OK.  The caller shouldn't have called us in these two cases.

> +	/* Include the colon when creating the redacted URL. */
> +	colon_ptr++;
> +	strbuf_addstr(&redacted, url);
> +	strbuf_splice(&redacted, colon_ptr - url, at_ptr - colon_ptr,
> +		      "<redacted>", 10);
> +
> +	if (!strcmp("warn", value))
> +		warning(_("URL '%s' uses plaintext credentials"), redacted.buf);
> +	if (!strcmp("die", value))
> +		die(_("URL '%s' uses plaintext credentials"), redacted.buf);
> +
> +	strbuf_release(&redacted);

OK.  Let's look at the caller.

>  			if (colon_ptr) {
> +				detected_credentials_in_url(orig_url, scheme_len);
>  				passwd_off = (colon_ptr + 1) - norm.buf;
>  				passwd_len = norm.len - passwd_off;
>  				user_len = (passwd_off - 1) - (scheme_len + 3);

The caller apparently knows where the password and username are at
this point.  It is unclear which string these offsets are pointing
into at this point, but at the end of the function, we have the
offset and length of user and passwd that point into result, all in
our local variables, even when out_info is NULL.

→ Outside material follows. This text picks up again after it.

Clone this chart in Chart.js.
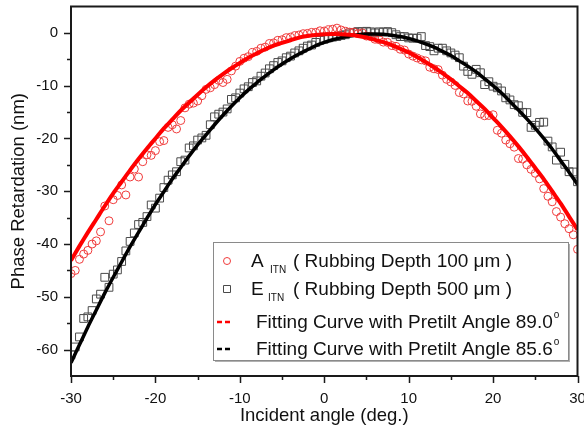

	result = strbuf_detach(&norm, &result_len);
	if (out_info) {
		out_info->url = result;
		out_info->err = NULL;
		out_info->url_len = result_len;
		out_info->scheme_len = scheme_len;
		out_info->user_off = user_off;
		out_info->user_len = user_len;
		out_info->passwd_off = passwd_off;
		out_info->passwd_len = passwd_len;
		out_info->host_off = host_off;
		out_info->host_len = host_len;
		out_info->port_off = port_off;
		out_info->port_len = port_len;
		out_info->path_off = path_off;
		out_info->path_len = path_len;
	}
	return result;

It does make me wonder if we want another parser in the new
function.  Wouldn't it be easier to manage if we inserted a
call to 

	if (passwd_off)
		apply_fetch_credentials_in_url(result,
        			user_off, user_len, passwd_off, passwd_len);

just after the strbuf_detach() we see near the end of the function, where
apply_fetch_credentials_in_url() only reads the configuration and
calls warning or die as appropriate?